Dharmalingam, a rich landlord, is the father of two sons and a daughter. His eldest son enters into a love marriage with a poor teacher's daughter, Kamala. Dharmalingam disowns them. The son dies, and Kamala is left homeless, with a little child. Nathan, a police inspector, gives Kamala shelter in his house and decides to help her fight her case for the property. But Kamala is murdered on her way to the court hearing. Fingers point at Dharmalingam and his son Shankar. Shankar and Nathan's sister Uma are in love. Nathan comes to investigate the case and falls in love with Dharmalingam's daughter Sarasu. Now, Nathan is in a dilemma over whether he should protect Shankar as he is his sister's sweetheart, or drop the case because he loves Dharmalingam's daughter.

== Cast ==

- Male cast
- M. G. Ramachandran as Inspector Nathan
- K. Balaji as Ravi
- M. N. Nambiar as Shankar
- M. R. Radha as Dharmalingam
- Nagesh as Thrilokam

- Female cast
- B. Saroja Devi as Sarasu
- L. Vijayalakshmi as Uma
- Manorama as Panchavarnam
- C. K. Saraswathi as Maragatham
- Susheela as Kamala

== Soundtrack ==
The soundtrack was composed by Viswanathan–Ramamoorthy (a duo consisting of M. S. Viswanathan and T. K. Ramamoorthy) with lyrics by Kannadasan.

Track listing
| No. | Title | Singer(s) | Length |
|---|---|---|---|
| 1. | "Thenodum Thanneren Meedhu" | P. Susheela | 4:01 |
| 2. | "Meene Meene Meenamma" | P. Susheela | 3:45 |
| 3. | "Yaaradhu Yaaradhu" | T. M. Soundararajan, P. Susheela | 4:52 |
| 4. | "Hello Miss Hello Miss" | T. M. Soundararajan | 4:11 |
| 5. | "Iravinile Enna Ninaippu" | P. Susheela | 4:52 |
| 6. | "Nilladi Nilladi Seemaatti" | T. M. Soundarrajan | 3:33 |
| Total length: |  |  | 25:14 |

== Release and reception ==
En Kadamai was released on 13 March 1964, and distributed by Emgeeyaar Pictures.

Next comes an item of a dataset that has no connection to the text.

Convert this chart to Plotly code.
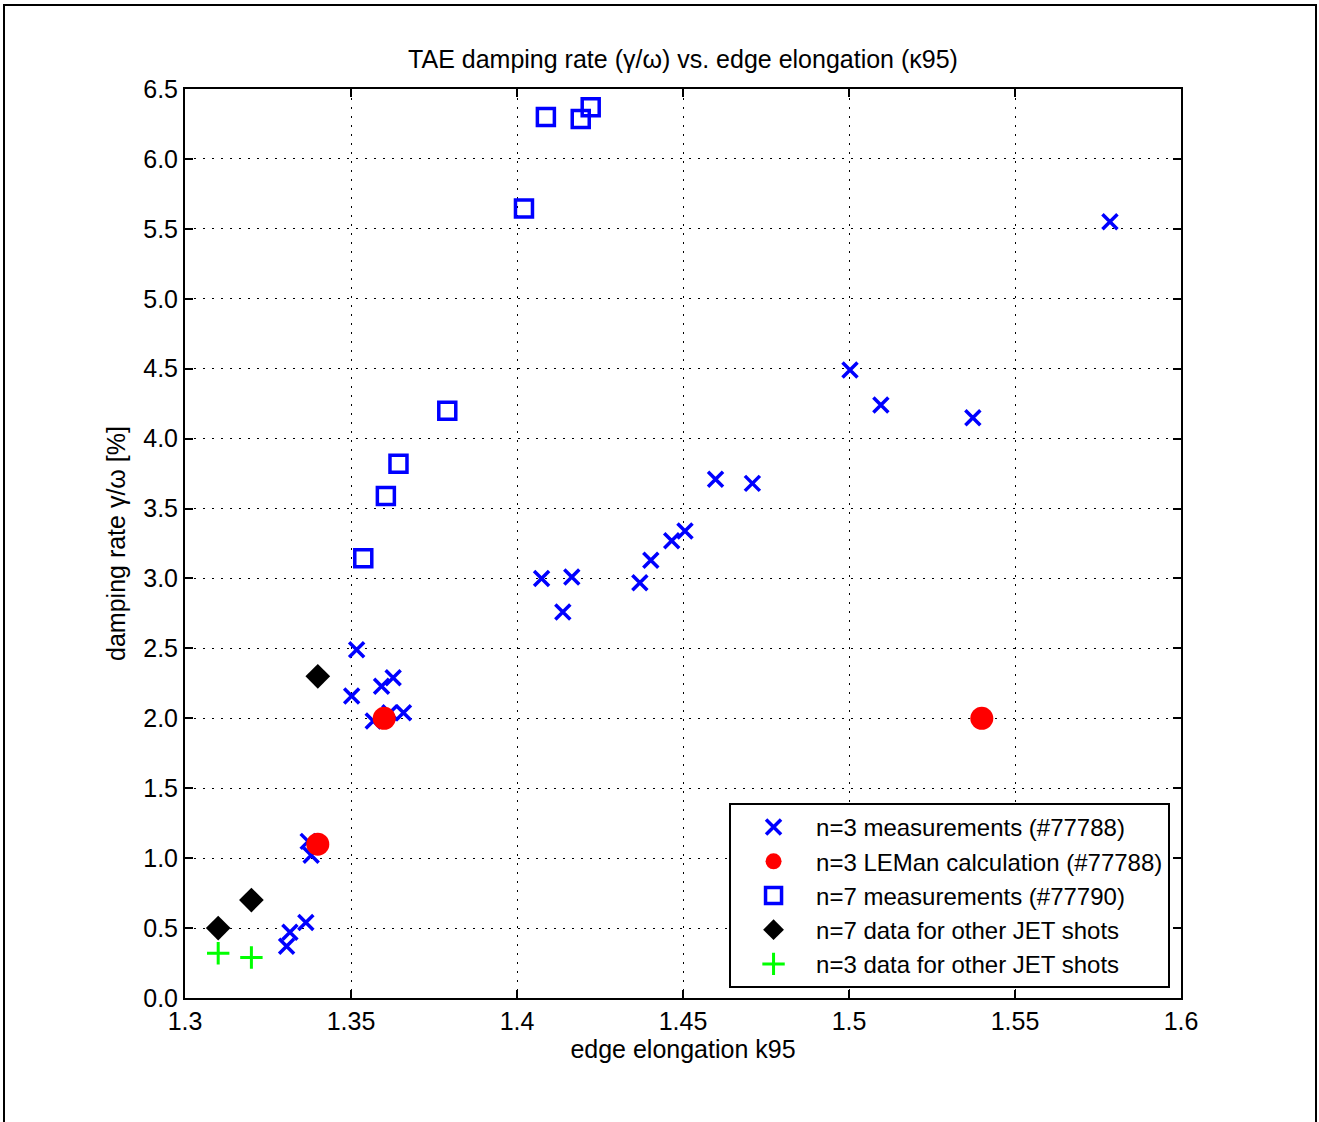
import plotly.graph_objects as go

# n=3 measurements (#77788)
meas3_x = [1.3306, 1.3316, 1.3364, 1.3371, 1.3380, 1.3502, 1.3517, 1.3567, 1.3592, 1.3617,
           1.3627, 1.3658, 1.4074, 1.4138, 1.4165, 1.4370, 1.4403, 1.4466, 1.4506, 1.4598,
           1.4709, 1.5003, 1.5096, 1.5373, 1.5786]
meas3_y = [0.37, 0.47, 0.54, 1.12, 1.02, 2.16, 2.49, 1.98, 2.23, 2.04,
           2.29, 2.04, 3.00, 2.76, 3.01, 2.97, 3.13, 3.27, 3.34, 3.71,
           3.68, 4.49, 4.24, 4.15, 5.55]

# n=3 LEMan calculation (#77788)
leman_x = [1.34, 1.36, 1.54]
leman_y = [1.10, 2.00, 2.00]

# n=7 measurements (#77790)
meas7_x = [1.3537, 1.3605, 1.3643, 1.3790, 1.4021, 1.4087, 1.4192, 1.4222]
meas7_y = [3.145, 3.59, 3.82, 4.20, 5.645, 6.30, 6.285, 6.37]

# n=7 data for other JET shots
jet7_x = [1.31, 1.32, 1.34]
jet7_y = [0.50, 0.70, 2.30]

# n=3 data for other JET shots
jet3_x = [1.31, 1.32]
jet3_y = [0.32, 0.29]

xticks = [1.3, 1.35, 1.4, 1.45, 1.5, 1.55, 1.6]
xtick_text = ["1.3", "1.35", "1.4", "1.45", "1.5", "1.55", "1.6"]
yticks = [0.0, 0.5, 1.0, 1.5, 2.0, 2.5, 3.0, 3.5, 4.0, 4.5, 5.0, 5.5, 6.0, 6.5]

FONT = "Liberation Sans, Arial, Helvetica, sans-serif"
FS = 25

fig = go.Figure()
fig.add_trace(go.Scatter(
    x=meas3_x, y=meas3_y, mode="markers", name="n=3 measurements (#77788)",
    marker=dict(symbol="x-thin-open", size=15, color="#0000ff", line=dict(width=3.5, color="#0000ff"))))
fig.add_trace(go.Scatter(
    x=leman_x, y=leman_y, mode="markers", name="n=3 LEMan calculation (#77788)",
    marker=dict(symbol="circle", size=23, color="#ff0000", line=dict(width=0))))
fig.add_trace(go.Scatter(
    x=meas7_x, y=meas7_y, mode="markers", name="n=7 measurements (#77790)",
    marker=dict(symbol="square-open", size=17, color="#0000ff", line=dict(width=3.5, color="#0000ff"))))
fig.add_trace(go.Scatter(
    x=jet7_x, y=jet7_y, mode="markers", name="n=7 data for other JET shots",
    marker=dict(symbol="diamond", size=19, color="#000000", line=dict(width=0))))
fig.add_trace(go.Scatter(
    x=jet3_x, y=jet3_y, mode="markers", name="n=3 data for other JET shots",
    marker=dict(symbol="cross-thin-open", size=16, color="#00ff00", line=dict(width=3, color="#00ff00"))))

axis_common = dict(
    showline=True, linecolor="black", linewidth=2, mirror="allticks",
    ticks="inside", ticklen=8, tickwidth=2, tickcolor="black",
    showgrid=True, gridcolor="black", gridwidth=1, griddash="2px,7px",
    zeroline=False, tickfont=dict(family=FONT, size=FS, color="black"),
)

fig.update_xaxes(range=[1.3, 1.6], tickvals=xticks, ticktext=xtick_text,
                 title=dict(text="edge elongation k95", font=dict(family=FONT, size=FS, color="black"), standoff=3),
                 **axis_common)
fig.update_yaxes(range=[0, 6.5], tickvals=yticks, tickformat=".1f",
                 title=dict(text="damping rate γ/ω [%]", font=dict(family=FONT, size=FS, color="black"), standoff=10),
                 **axis_common)

fig.update_layout(
    width=1319, height=1122,
    margin=dict(l=185, r=138, t=89, b=124, autoexpand=False),
    paper_bgcolor="white", plot_bgcolor="white",
    font=dict(family=FONT, size=FS, color="black"),
    title=dict(text="TAE damping rate (γ/ω) vs. edge elongation (κ95)", x=0.5, xanchor="center",
               xref="paper", y=1 - 59 / 1122, yanchor="middle", font=dict(family=FONT, size=FS, color="black")),
    legend=dict(x=0.989, xanchor="right", y=0.011, yanchor="bottom", bgcolor="white",
                bordercolor="black", borderwidth=2, font=dict(family=FONT, size=24, color="black"),
                itemsizing="trace", itemwidth=75, tracegroupgap=0),
    showlegend=True,
    shapes=[dict(type="rect", xref="paper", yref="paper",
                 x0=(4 - 185) / 996, x1=(1316 - 185) / 996,
                 y0=(998 - 1130) / 909, y1=(998 - 5) / 909,
                 line=dict(color="black", width=2), fillcolor="rgba(0,0,0,0)", layer="above")],
)

fig.write_html("out.html")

T. M. Ramachandran of Sport and Pastime panned the film, calling the music its "saving grace". Playing on the film's title, Kanthan of Kalki said, "Ayyo, ennai kodumai!" (Oh god, what an atrocity!). En Kadamai was a box-office bomb; while many speculated this was due to it releasing shortly after M. G. Ramachandran resigned from the Madras Legislative Council, Ramachandran himself did not think so.